Aim of the task:
List each line of the data that holds the string "React", please.

Records provided:
**********

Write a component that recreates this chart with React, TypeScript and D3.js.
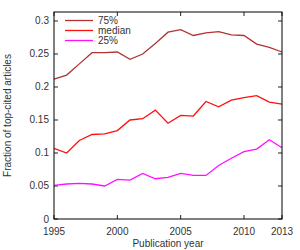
import React, { useRef, useEffect } from 'react';
import * as d3 from 'd3';

const years = d3.range(1995, 2014);
const q75 = [0.212, 0.218, 0.235, 0.252, 0.252, 0.253, 0.242, 0.250, 0.266, 0.283, 0.287, 0.278, 0.282, 0.284, 0.279, 0.278, 0.265, 0.260, 0.253];
const median = [0.107, 0.100, 0.119, 0.128, 0.129, 0.134, 0.150, 0.152, 0.165, 0.145, 0.157, 0.156, 0.178, 0.170, 0.180, 0.184, 0.187, 0.177, 0.174];
const q25 = [0.051, 0.053, 0.054, 0.053, 0.050, 0.060, 0.059, 0.069, 0.061, 0.063, 0.069, 0.066, 0.066, 0.081, 0.092, 0.102, 0.106, 0.120, 0.108];
const xTicks = [1995, 2000, 2005, 2010, 2013];
const yTicks = [0, 0.05, 0.1, 0.15, 0.2, 0.25, 0.3];

const series = [
  { name: '75%', values: q75, color: '#b03434' },
  { name: 'median', values: median, color: '#ff1010' },
  { name: '25%', values: q25, color: '#ff10ff' },
];

const App = () => {
  const svgRef = useRef<SVGSVGElement>(null);

  useEffect(() => {
    const svg = d3.select(svgRef.current);
    svg.selectAll('*').remove();

    const width = 300;
    const height = 250;
    const left = 54, right = 282, top = 12, bottom = 219;

    const x = d3.scaleLinear().domain([1995, 2013]).range([left, right]);
    const y = d3.scaleLinear().domain([0, 0.3136]).range([bottom, top]);

    const font = 'Liberation Sans, Arial, sans-serif';
    const tk = 4;

    const g = svg.append('g');

    // ticks (inward, mirrored)
    g.selectAll('.xt').data(xTicks).join('path')
      .attr('d', d => `M${x(d)},${bottom}v${-tk}M${x(d)},${top}v${tk}`)
      .attr('stroke', '#222').attr('stroke-width', 1);
    g.selectAll('.yt').data(yTicks).join('path')
      .attr('d', d => `M${left},${y(d)}h${tk}M${right},${y(d)}h${-tk}`)
      .attr('stroke', '#222').attr('stroke-width', 1);

    // lines
    const line = d3.line<number>()
      .x((d, i) => x(years[i]))
      .y(d => y(d));
    series.forEach(s => {
      g.append('path')
        .attr('d', line(s.values))
        .attr('fill', 'none')
        .attr('stroke', s.color)
        .attr('stroke-width', 1.3);
    });

    // legend
    series.forEach((s, i) => {
      const ly = 20.5 + i * 10;
      g.append('line')
        .attr('x1', 65).attr('x2', 93).attr('y1', ly).attr('y2', ly)
        .attr('stroke', s.color).attr('stroke-width', 1.3);
      g.append('text')
        .attr('x', 98).attr('y', ly + 3.5)
        .attr('font-family', font).attr('font-size', 10).attr('fill', '#333')
        .text(s.name);
    });

    // border
    g.append('rect')
      .attr('x', left).attr('y', top)
      .attr('width', right - left).attr('height', bottom - top)
      .attr('fill', 'none').attr('stroke', '#000').attr('stroke-width', 1);

    // tick labels
    g.selectAll('.xl').data(xTicks).join('text')
      .attr('x', d => x(d)).attr('y', 235)
      .attr('text-anchor', 'middle')
      .attr('font-family', font).attr('font-size', 10).attr('fill', '#333')
      .text(d => d);
    g.selectAll('.yl').data(yTicks).join('text')
      .attr('x', 49).attr('y', d => y(d) + 3.5)
      .attr('text-anchor', 'end')
      .attr('font-family', font).attr('font-size', 10).attr('fill', '#333')
      .text(d => String(d));

    // axis titles
    g.append('text')
      .attr('x', (left + right) / 2).attr('y', 247)
      .attr('text-anchor', 'middle')
      .attr('font-family', font).attr('font-size', 10).attr('fill', '#333')
      .text('Publication year');
    g.append('text')
      .attr('transform', `translate(11,${(top + bottom) / 2}) rotate(-90)`)
      .attr('text-anchor', 'middle')
      .attr('font-family', font).attr('font-size', 10).attr('fill', '#333')
      .text('Fraction of top-cited articles');

    svg.attr('width', width).attr('height', height);
  }, []);

  return (
    <svg ref={svgRef} width={300} height={250}
      style={{ position: 'absolute', left: 0, top: 0, background: '#fff' }} />
  );
};

export default App;
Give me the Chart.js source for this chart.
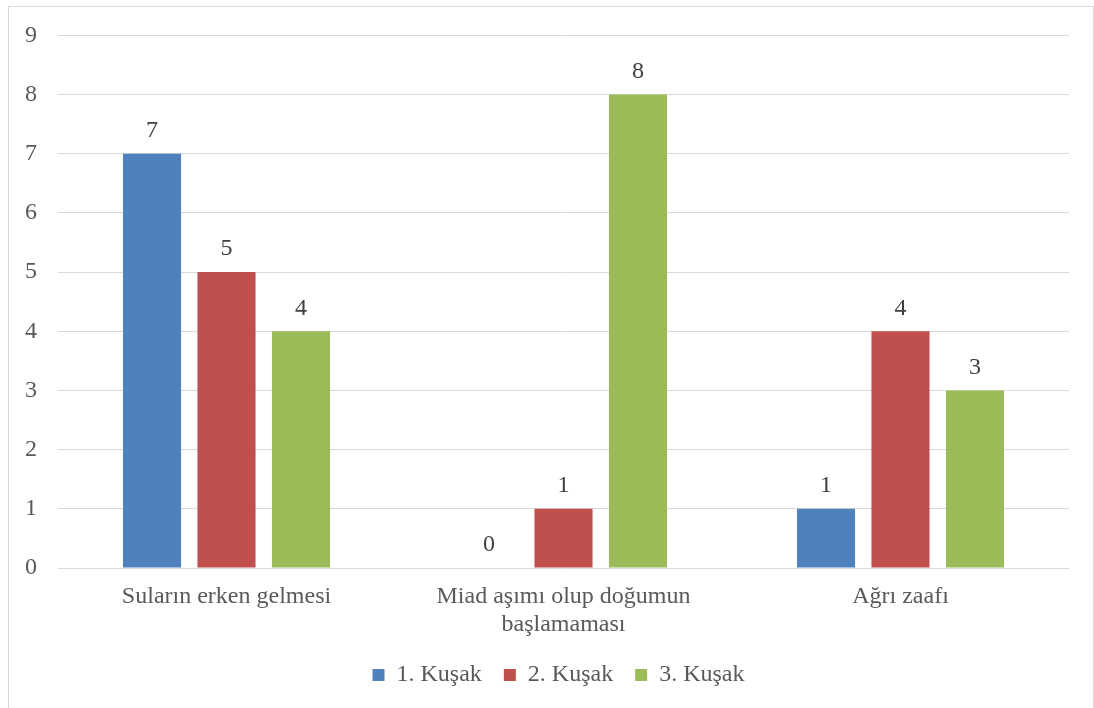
<!DOCTYPE html>
<html>
<head>
<meta charset="utf-8">
<script src="https://cdn.jsdelivr.net/npm/chart.js@4.4.0/dist/chart.umd.min.js"></script>
<style>
  html, body { margin: 0; padding: 0; background: #fff; overflow: hidden; }
  #wrap { position: relative; width: 1094px; height: 708px; }
  #frame { position: absolute; left: 8px; top: 6px; width: 1084px; height: 720px; border: 1px solid #d9d9d9; pointer-events: none; }
  canvas { position: absolute; left: 0; top: 0; }
</style>
</head>
<body>
<div id="wrap">
  <canvas id="c" width="1094" height="708"></canvas>
  <div id="frame"></div>
</div>
<script>
const categories = [
  "Suların erken gelmesi",
  ["Miad aşımı olup doğumun", "başlamaması"],
  "Ağrı zaafı"
];
const seriesNames = ["1. Kuşak", "2. Kuşak", "3. Kuşak"];
const kusak1 = [7, 0, 1];
const kusak2 = [5, 1, 4];
const kusak3 = [4, 8, 3];
const yTicks = [0, 1, 2, 3, 4, 5, 6, 7, 8, 9];
const colors = ["#4F81BD", "#C0504D", "#9BBB59"];

const FONT = "'Liberation Serif', 'Times New Roman', serif";

const valueLabels = {
  id: 'valueLabels',
  afterDatasetsDraw(chart) {
    const ctx = chart.ctx;
    ctx.save();
    ctx.font = "24px " + FONT;
    ctx.fillStyle = "#404040";
    ctx.textAlign = "center";
    ctx.textBaseline = "middle";
    chart.data.datasets.forEach((ds, i) => {
      const meta = chart.getDatasetMeta(i);
      meta.data.forEach((bar, j) => {
        ctx.fillText(String(ds.data[j]), bar.x, bar.y - 23);
      });
    });
    ctx.restore();
  }
};

const legendShift = {
  id: 'legendShift',
  afterLayout(chart) {
    if (chart.legend) {
      chart.legend.left += 24;
      chart.legend.right += 24;
    }
  }
};

new Chart(document.getElementById('c'), {
  type: 'bar',
  data: {
    labels: categories,
    datasets: [
      { label: seriesNames[0], data: kusak1, backgroundColor: colors[0] },
      { label: seriesNames[1], data: kusak2, backgroundColor: colors[1] },
      { label: seriesNames[2], data: kusak3, backgroundColor: colors[2] }
    ]
  },
  options: {
    responsive: false,
    devicePixelRatio: 1,
    animation: false,
    layout: { padding: { top: 35, right: 25, left: 0, bottom: 11 } },
    datasets: { bar: { categoryPercentage: 0.663, barPercentage: 0.78 } },
    scales: {
      x: {
        grid: { display: false, drawTicks: false },
        border: { display: false },
        ticks: { color: "#595959", font: { family: FONT, size: 24 }, padding: 14, maxRotation: 0, autoSkip: false },
        afterFit(scale) { scale.height = 73; }
      },
      y: {
        min: 0, max: 9,
        afterBuildTicks(scale) { scale.ticks = yTicks.map(v => ({ value: v })); },
        grid: { color: "#d9d9d9", lineWidth: 1, drawTicks: false },
        border: { display: false },
        ticks: { color: "#595959", font: { family: FONT, size: 24 }, padding: 21 },
        afterFit(scale) { scale.width = 58; }
      }
    },
    plugins: {
      legend: {
        position: 'bottom',
        labels: {
          color: "#595959",
          font: { family: FONT, size: 24 },
          boxWidth: 12, boxHeight: 12,
          padding: 22
        }
      },
      tooltip: { enabled: false }
    }
  },
  plugins: [valueLabels, legendShift]
});
</script>
</body>
</html>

**********

Completed task:
Write a component that recreates this chart with React, TypeScript and D3.js.
import React, { useRef, useEffect } from 'react';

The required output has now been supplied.